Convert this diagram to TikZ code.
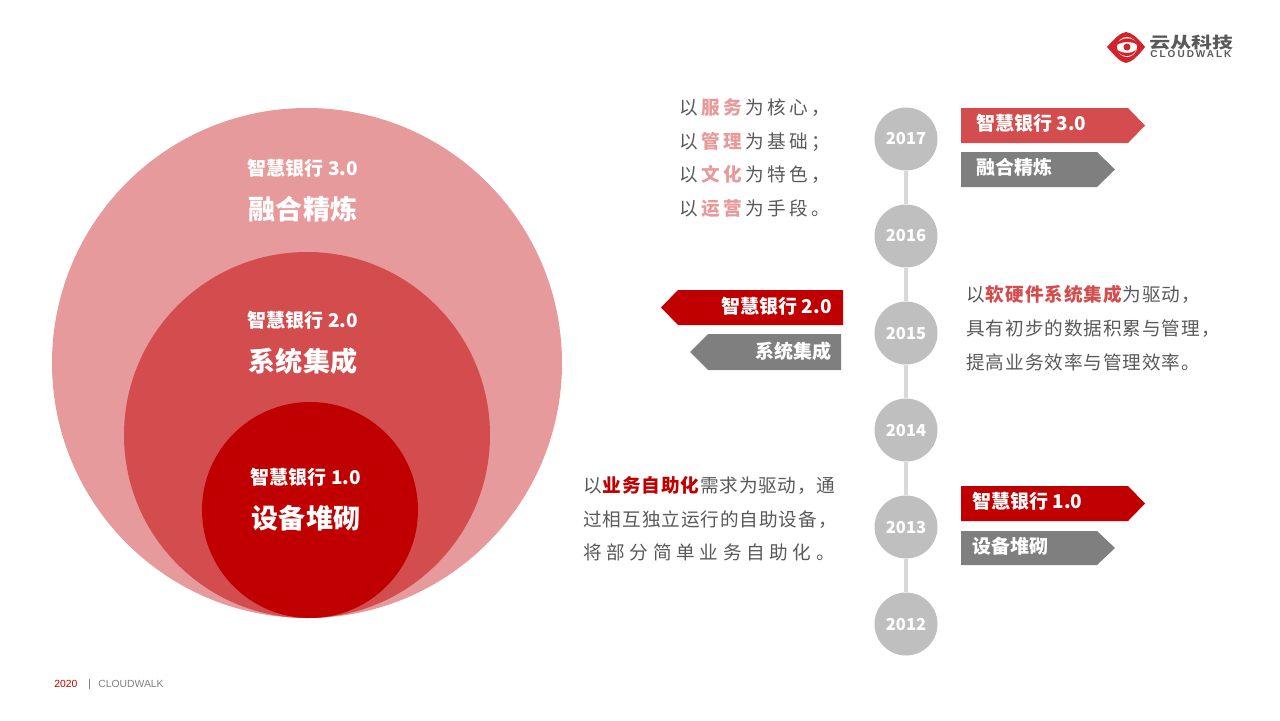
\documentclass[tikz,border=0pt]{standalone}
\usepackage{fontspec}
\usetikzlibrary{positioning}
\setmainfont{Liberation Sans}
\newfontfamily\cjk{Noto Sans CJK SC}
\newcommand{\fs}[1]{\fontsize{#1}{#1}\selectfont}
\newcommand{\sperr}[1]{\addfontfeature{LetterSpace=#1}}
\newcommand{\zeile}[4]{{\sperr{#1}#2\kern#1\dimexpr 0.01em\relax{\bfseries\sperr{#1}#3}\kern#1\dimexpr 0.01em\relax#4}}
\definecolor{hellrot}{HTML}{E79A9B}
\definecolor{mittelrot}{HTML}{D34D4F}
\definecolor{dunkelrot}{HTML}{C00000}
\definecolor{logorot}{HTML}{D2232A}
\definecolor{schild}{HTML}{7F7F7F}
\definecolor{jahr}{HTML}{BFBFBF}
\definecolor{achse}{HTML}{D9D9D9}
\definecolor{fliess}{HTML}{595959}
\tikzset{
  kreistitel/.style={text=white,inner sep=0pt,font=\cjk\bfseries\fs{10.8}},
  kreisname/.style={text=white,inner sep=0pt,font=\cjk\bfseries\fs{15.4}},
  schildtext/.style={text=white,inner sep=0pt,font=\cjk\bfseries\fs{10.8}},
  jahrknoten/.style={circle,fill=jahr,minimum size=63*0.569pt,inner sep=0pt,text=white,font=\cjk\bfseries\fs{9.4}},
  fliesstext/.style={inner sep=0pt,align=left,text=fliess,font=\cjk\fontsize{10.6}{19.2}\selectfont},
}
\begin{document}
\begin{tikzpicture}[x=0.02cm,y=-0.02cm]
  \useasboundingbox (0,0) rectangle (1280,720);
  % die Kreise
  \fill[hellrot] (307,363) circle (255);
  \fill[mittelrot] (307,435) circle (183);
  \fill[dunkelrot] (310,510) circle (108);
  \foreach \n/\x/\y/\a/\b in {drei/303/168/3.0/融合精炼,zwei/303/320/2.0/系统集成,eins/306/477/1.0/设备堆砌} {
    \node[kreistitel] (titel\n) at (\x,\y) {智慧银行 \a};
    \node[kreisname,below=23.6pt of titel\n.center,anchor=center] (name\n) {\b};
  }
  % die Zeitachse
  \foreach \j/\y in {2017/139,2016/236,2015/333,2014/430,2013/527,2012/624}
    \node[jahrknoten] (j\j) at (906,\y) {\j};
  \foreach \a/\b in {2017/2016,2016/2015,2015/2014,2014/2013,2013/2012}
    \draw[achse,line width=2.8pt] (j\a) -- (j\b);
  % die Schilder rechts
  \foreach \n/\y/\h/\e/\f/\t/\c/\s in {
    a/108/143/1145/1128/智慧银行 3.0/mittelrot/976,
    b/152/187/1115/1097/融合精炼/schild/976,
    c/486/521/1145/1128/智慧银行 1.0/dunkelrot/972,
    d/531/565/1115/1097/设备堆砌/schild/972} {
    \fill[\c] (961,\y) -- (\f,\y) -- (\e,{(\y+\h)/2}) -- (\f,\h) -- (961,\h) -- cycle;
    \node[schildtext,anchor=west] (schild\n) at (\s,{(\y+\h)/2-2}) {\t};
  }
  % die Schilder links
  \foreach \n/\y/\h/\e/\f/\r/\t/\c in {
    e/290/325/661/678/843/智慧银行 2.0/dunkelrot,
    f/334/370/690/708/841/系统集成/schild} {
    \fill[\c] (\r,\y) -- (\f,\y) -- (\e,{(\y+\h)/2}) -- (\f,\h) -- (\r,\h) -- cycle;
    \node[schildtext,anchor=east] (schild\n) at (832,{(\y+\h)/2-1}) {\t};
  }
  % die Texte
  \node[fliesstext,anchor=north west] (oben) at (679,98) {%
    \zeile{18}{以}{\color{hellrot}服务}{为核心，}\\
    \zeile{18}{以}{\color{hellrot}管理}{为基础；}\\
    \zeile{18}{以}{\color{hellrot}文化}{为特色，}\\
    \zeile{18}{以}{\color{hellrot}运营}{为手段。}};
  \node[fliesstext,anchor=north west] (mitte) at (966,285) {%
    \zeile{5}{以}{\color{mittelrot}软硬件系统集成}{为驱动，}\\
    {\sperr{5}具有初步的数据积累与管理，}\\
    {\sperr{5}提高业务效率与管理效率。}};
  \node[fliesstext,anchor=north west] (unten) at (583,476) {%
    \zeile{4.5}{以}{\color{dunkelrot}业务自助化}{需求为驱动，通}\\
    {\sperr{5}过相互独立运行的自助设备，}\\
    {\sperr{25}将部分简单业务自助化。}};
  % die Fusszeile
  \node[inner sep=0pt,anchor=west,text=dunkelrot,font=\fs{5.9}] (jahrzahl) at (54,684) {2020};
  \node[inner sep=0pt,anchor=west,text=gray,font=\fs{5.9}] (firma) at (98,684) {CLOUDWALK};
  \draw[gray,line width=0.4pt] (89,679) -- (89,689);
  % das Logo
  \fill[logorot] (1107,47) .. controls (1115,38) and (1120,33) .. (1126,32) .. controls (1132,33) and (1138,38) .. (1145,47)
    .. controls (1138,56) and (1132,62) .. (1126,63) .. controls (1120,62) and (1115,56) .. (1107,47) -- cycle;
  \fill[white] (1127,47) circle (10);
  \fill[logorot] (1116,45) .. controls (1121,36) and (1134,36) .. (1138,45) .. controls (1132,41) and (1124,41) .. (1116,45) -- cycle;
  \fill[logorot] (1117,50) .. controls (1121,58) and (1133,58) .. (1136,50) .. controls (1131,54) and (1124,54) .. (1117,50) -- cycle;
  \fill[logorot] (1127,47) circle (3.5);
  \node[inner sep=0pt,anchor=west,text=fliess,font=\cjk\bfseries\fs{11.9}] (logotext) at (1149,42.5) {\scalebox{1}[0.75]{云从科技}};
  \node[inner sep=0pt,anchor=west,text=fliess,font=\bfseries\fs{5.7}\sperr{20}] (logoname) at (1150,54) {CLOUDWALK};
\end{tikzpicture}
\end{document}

To be done: Without the pictures, write out the whole listing above exactly as it appears.

Reply to the task:
Convert this diagram to TikZ code.
\documentclass[tikz,border=0pt]{standalone}
\usepackage{fontspec}
\usetikzlibrary{positioning}
\setmainfont{Liberation Sans}
\newfontfamily\cjk{Noto Sans CJK SC}
\newcommand{\fs}[1]{\fontsize{#1}{#1}\selectfont}
\newcommand{\sperr}[1]{\addfontfeature{LetterSpace=#1}}
\newcommand{\zeile}[4]{{\sperr{#1}#2\kern#1\dimexpr 0.01em\relax{\bfseries\sperr{#1}#3}\kern#1\dimexpr 0.01em\relax#4}}
\definecolor{hellrot}{HTML}{E79A9B}
\definecolor{mittelrot}{HTML}{D34D4F}
\definecolor{dunkelrot}{HTML}{C00000}
\definecolor{logorot}{HTML}{D2232A}
\definecolor{schild}{HTML}{7F7F7F}
\definecolor{jahr}{HTML}{BFBFBF}
\definecolor{achse}{HTML}{D9D9D9}
\definecolor{fliess}{HTML}{595959}
\tikzset{
  kreistitel/.style={text=white,inner sep=0pt,font=\cjk\bfseries\fs{10.8}},
  kreisname/.style={text=white,inner sep=0pt,font=\cjk\bfseries\fs{15.4}},
  schildtext/.style={text=white,inner sep=0pt,font=\cjk\bfseries\fs{10.8}},
  jahrknoten/.style={circle,fill=jahr,minimum size=63*0.569pt,inner sep=0pt,text=white,font=\cjk\bfseries\fs{9.4}},
  fliesstext/.style={inner sep=0pt,align=left,text=fliess,font=\cjk\fontsize{10.6}{19.2}\selectfont},
}
\begin{document}
\begin{tikzpicture}[x=0.02cm,y=-0.02cm]
  \useasboundingbox (0,0) rectangle (1280,720);
  % die Kreise
  \fill[hellrot] (307,363) circle (255);
  \fill[mittelrot] (307,435) circle (183);
  \fill[dunkelrot] (310,510) circle (108);
  \foreach \n/\x/\y/\a/\b in {drei/303/168/3.0/融合精炼,zwei/303/320/2.0/系统集成,eins/306/477/1.0/设备堆砌} {
    \node[kreistitel] (titel\n) at (\x,\y) {智慧银行 \a};
    \node[kreisname,below=23.6pt of titel\n.center,anchor=center] (name\n) {\b};
  }
  % die Zeitachse
  \foreach \j/\y in {2017/139,2016/236,2015/333,2014/430,2013/527,2012/624}
    \node[jahrknoten] (j\j) at (906,\y) {\j};
  \foreach \a/\b in {2017/2016,2016/2015,2015/2014,2014/2013,2013/2012}
    \draw[achse,line width=2.8pt] (j\a) -- (j\b);
  % die Schilder rechts
  \foreach \n/\y/\h/\e/\f/\t/\c/\s in {
    a/108/143/1145/1128/智慧银行 3.0/mittelrot/976,
    b/152/187/1115/1097/融合精炼/schild/976,
    c/486/521/1145/1128/智慧银行 1.0/dunkelrot/972,
    d/531/565/1115/1097/设备堆砌/schild/972} {
    \fill[\c] (961,\y) -- (\f,\y) -- (\e,{(\y+\h)/2}) -- (\f,\h) -- (961,\h) -- cycle;
    \node[schildtext,anchor=west] (schild\n) at (\s,{(\y+\h)/2-2}) {\t};
  }
  % die Schilder links
  \foreach \n/\y/\h/\e/\f/\r/\t/\c in {
    e/290/325/661/678/843/智慧银行 2.0/dunkelrot,
    f/334/370/690/708/841/系统集成/schild} {
    \fill[\c] (\r,\y) -- (\f,\y) -- (\e,{(\y+\h)/2}) -- (\f,\h) -- (\r,\h) -- cycle;
    \node[schildtext,anchor=east] (schild\n) at (832,{(\y+\h)/2-1}) {\t};
  }
  % die Texte
  \node[fliesstext,anchor=north west] (oben) at (679,98) {%
    \zeile{18}{以}{\color{hellrot}服务}{为核心，}\\
    \zeile{18}{以}{\color{hellrot}管理}{为基础；}\\
    \zeile{18}{以}{\color{hellrot}文化}{为特色，}\\
    \zeile{18}{以}{\color{hellrot}运营}{为手段。}};
  \node[fliesstext,anchor=north west] (mitte) at (966,285) {%
    \zeile{5}{以}{\color{mittelrot}软硬件系统集成}{为驱动，}\\
    {\sperr{5}具有初步的数据积累与管理，}\\
    {\sperr{5}提高业务效率与管理效率。}};
  \node[fliesstext,anchor=north west] (unten) at (583,476) {%
    \zeile{4.5}{以}{\color{dunkelrot}业务自助化}{需求为驱动，通}\\
    {\sperr{5}过相互独立运行的自助设备，}\\
    {\sperr{25}将部分简单业务自助化。}};
  % die Fusszeile
  \node[inner sep=0pt,anchor=west,text=dunkelrot,font=\fs{5.9}] (jahrzahl) at (54,684) {2020};
  \node[inner sep=0pt,anchor=west,text=gray,font=\fs{5.9}] (firma) at (98,684) {CLOUDWALK};
  \draw[gray,line width=0.4pt] (89,679) -- (89,689);
  % das Logo
  \fill[logorot] (1107,47) .. controls (1115,38) and (1120,33) .. (1126,32) .. controls (1132,33) and (1138,38) .. (1145,47)
    .. controls (1138,56) and (1132,62) .. (1126,63) .. controls (1120,62) and (1115,56) .. (1107,47) -- cycle;
  \fill[white] (1127,47) circle (10);
  \fill[logorot] (1116,45) .. controls (1121,36) and (1134,36) .. (1138,45) .. controls (1132,41) and (1124,41) .. (1116,45) -- cycle;
  \fill[logorot] (1117,50) .. controls (1121,58) and (1133,58) .. (1136,50) .. controls (1131,54) and (1124,54) .. (1117,50) -- cycle;
  \fill[logorot] (1127,47) circle (3.5);
  \node[inner sep=0pt,anchor=west,text=fliess,font=\cjk\bfseries\fs{11.9}] (logotext) at (1149,42.5) {\scalebox{1}[0.75]{云从科技}};
  \node[inner sep=0pt,anchor=west,text=fliess,font=\bfseries\fs{5.7}\sperr{20}] (logoname) at (1150,54) {CLOUDWALK};
\end{tikzpicture}
\end{document}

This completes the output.